Lo haremos de manera extremadamente sobria pero profunda, cada 1 de nosotros se acercará silenciosamente al madero para adorar el misterio que éste encierra. En este momento de adoración, tendremos la posibilidad de renovar una confianza plena en la forma en la cual Dios eligió salvar al mundo y podremos también reconciliarnos con el destino de pasión, muerte y resurrección al que nuestra vida va al encuentro. Esto no significa que el miedo desaparecerá o que el camino se volverá seguro de improviso.

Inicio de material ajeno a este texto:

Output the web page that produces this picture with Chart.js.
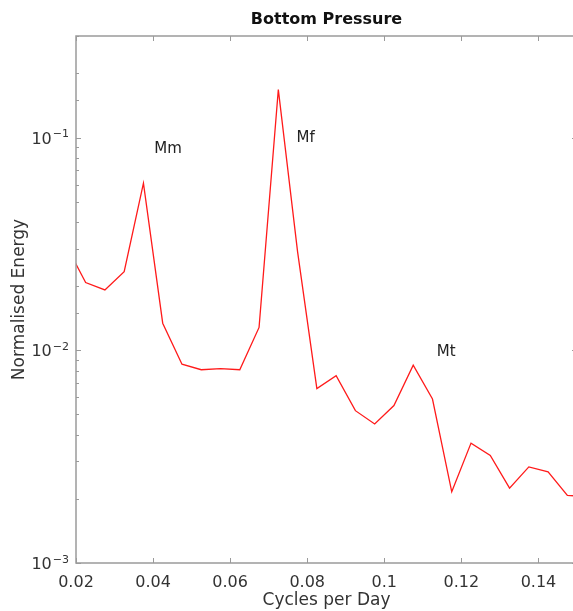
<!DOCTYPE html>
<html>
<head>
<meta charset="utf-8">
<script src="https://cdn.jsdelivr.net/npm/chart.js@4.4.1/dist/chart.umd.min.js"></script>
<style>
  html, body { margin: 0; padding: 0; background: #fff; overflow: hidden; }
  #wrap { width: 580px; height: 611px; }
</style>
</head>
<body>
<div id="wrap"><canvas id="spec" width="580" height="611"></canvas></div>
<script>
// spectrum bins (cycles per day) and normalised energy in each bin
const freqs = [
  0.0175, 0.0225, 0.0275, 0.0325, 0.0375, 0.0425, 0.0475, 0.0525,
  0.0575, 0.0625, 0.0675, 0.0725, 0.0775, 0.0825, 0.0875, 0.0925,
  0.0975, 0.1025, 0.1075, 0.1125, 0.1175, 0.1225, 0.1275, 0.1325,
  0.1375, 0.1425, 0.1475, 0.1525,
];
const energy = [
  0.031, 0.0208, 0.0192, 0.0234, 0.061, 0.0134, 0.0086, 0.0081,
  0.0082, 0.0081, 0.0128, 0.168, 0.029, 0.0066, 0.0076, 0.0052,
  0.0045, 0.0055, 0.0085, 0.0059, 0.00216, 0.00366, 0.0032, 0.00225,
  0.00283, 0.00268, 0.00208, 0.00205,
];

// tidal constituent labels
const tideNames = ["Mm", "Mf", "Mt"];
const tideX = [0.0403, 0.0772, 0.1136];
const tideY = [0.088, 0.099, 0.0098];

// axis ticks
const xTickValues = [0.02, 0.04, 0.06, 0.08, 0.1, 0.12, 0.14];
const xTickLabels = ["0.02", "0.04", "0.06", "0.08", "0.1", "0.12", "0.14"];
const yTickValues = [0.001, 0.01, 0.1];
const yTickExps = ["\u22123", "\u22122", "\u22121"];

const FONT = "'DejaVu Sans', 'Lucida Grande', sans-serif";
const AXIS = "#9a9a9a";

// --------------------------------------------------
// box round the axes, ticks pointing inwards, 10^n labels, title and tide labels
const frame = {
  id: "frame",
  afterDatasetsDraw(chart) {
    const { ctx, chartArea: a, scales } = chart;
    const xs = scales.x;
    const ys = scales.y;
    ctx.save();
    ctx.strokeStyle = AXIS;
    ctx.lineWidth = 1.5;
    ctx.strokeRect(a.left, a.top, a.right - a.left, a.bottom - a.top);

    ctx.lineWidth = 1;
    ctx.beginPath();
    xs.ticks.forEach((t) => {
      const px = Math.round(xs.getPixelForValue(t.value)) + 0.5;
      ctx.moveTo(px, a.bottom);
      ctx.lineTo(px, a.bottom - 5);
      ctx.moveTo(px, a.top);
      ctx.lineTo(px, a.top + 5);
    });
    ys.ticks.forEach((t) => {
      const e = Math.log10(t.value);
      const len = Math.abs(e - Math.round(e)) < 1e-6 ? 5 : 3;
      const py = Math.round(ys.getPixelForValue(t.value)) + 0.5;
      ctx.moveTo(a.left, py);
      ctx.lineTo(a.left + len, py);
      ctx.moveTo(a.right, py);
      ctx.lineTo(a.right - len, py);
    });
    ctx.stroke();

    // decade labels with raised exponent
    ctx.fillStyle = "#333";
    ctx.textAlign = "right";
    ctx.textBaseline = "middle";
    yTickValues.forEach((v, i) => {
      const py = ys.getPixelForValue(v);
      const xr = a.left - 7;
      ctx.font = "11px " + FONT;
      const w = ctx.measureText(yTickExps[i]).width;
      ctx.fillText(yTickExps[i], xr, py - 3);
      ctx.font = "16px " + FONT;
      ctx.fillText("10", xr - w - 1, py + 2);
    });

    ctx.fillStyle = "#222";
    ctx.font = "15px " + FONT;
    ctx.textAlign = "left";
    tideNames.forEach((name, i) => {
      ctx.fillText(name, xs.getPixelForValue(tideX[i]), ys.getPixelForValue(tideY[i]));
    });

    ctx.font = "bold 16px " + FONT;
    ctx.textAlign = "center";
    ctx.fillStyle = "#111";
    ctx.fillText("Bottom Pressure", (a.left + a.right) / 2, 20);
    ctx.restore();
  },
};

// --------------------------------------------------
const ctx = document.getElementById("spec").getContext("2d");
new Chart(ctx, {
  type: "line",
  data: {
    datasets: [
      {
        data: freqs.map((f, i) => ({ x: f, y: energy[i] })),
        borderColor: "#ff1a1a",
        borderWidth: 1.3,
        pointRadius: 0,
        tension: 0,
        fill: false,
      },
    ],
  },
  options: {
    responsive: false,
    animation: false,
    layout: { padding: { top: 36, right: 3, left: 0, bottom: 0 } },
    plugins: {
      legend: { display: false },
      tooltip: { enabled: false },
    },
    scales: {
      x: {
        type: "linear",
        min: 0.02,
        max: 0.15,
        grid: { display: false },
        border: { display: false },
        afterBuildTicks: (s) => {
          s.ticks = xTickValues.map((v) => ({ value: v }));
        },
        afterFit: (s) => {
          s.height = 48;
        },
        ticks: {
          padding: 2,
          color: "#333",
          font: { family: FONT, size: 16 },
          maxRotation: 0,
          autoSkip: false,
          callback: (v) => {
            const i = xTickValues.findIndex((t) => Math.abs(t - v) < 1e-9);
            return i < 0 ? "" : xTickLabels[i];
          },
        },
        title: {
          display: true,
          text: "Cycles per Day",
          color: "#333",
          font: { family: FONT, size: 17 },
          padding: { top: 0, bottom: 0 },
        },
      },
      y: {
        type: "logarithmic",
        min: 0.001,
        max: 0.3,
        grid: { display: false },
        border: { display: false },
        afterFit: (s) => {
          s.width = 76;
        },
        ticks: { display: false, autoSkip: false },
        title: {
          display: true,
          text: "Normalised Energy",
          color: "#333",
          font: { family: FONT, size: 17 },
          padding: { top: 9, bottom: 0 },
        },
      },
    },
  },
  plugins: [frame],
});
</script>
</body>
</html>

Solamente quiere decir que hoy, en el corazón de este Jubileo, nosotros los cristianos elegimos el camino de la cruz como única dirección posible de nuestra vida. Sabemos bien que nuestros esfuerzos no serán suficientes para realizar este camino, pero el Espíritu Santo, que ya llenó nuestros corazones de dulce esperanza, vendrá en ayuda de nuestra debilidad para recordarnos lo más importante: así como hemos sido amados, así seremos capaces de amar, a los amigos e incluso a los enemigos. Entonces seremos testigos de la única verdad que salva al mundo: Dios es nuestro Padre. Y nosotros somos todos hermanas y hermanos, en Cristo Jesús Nuestro Señor.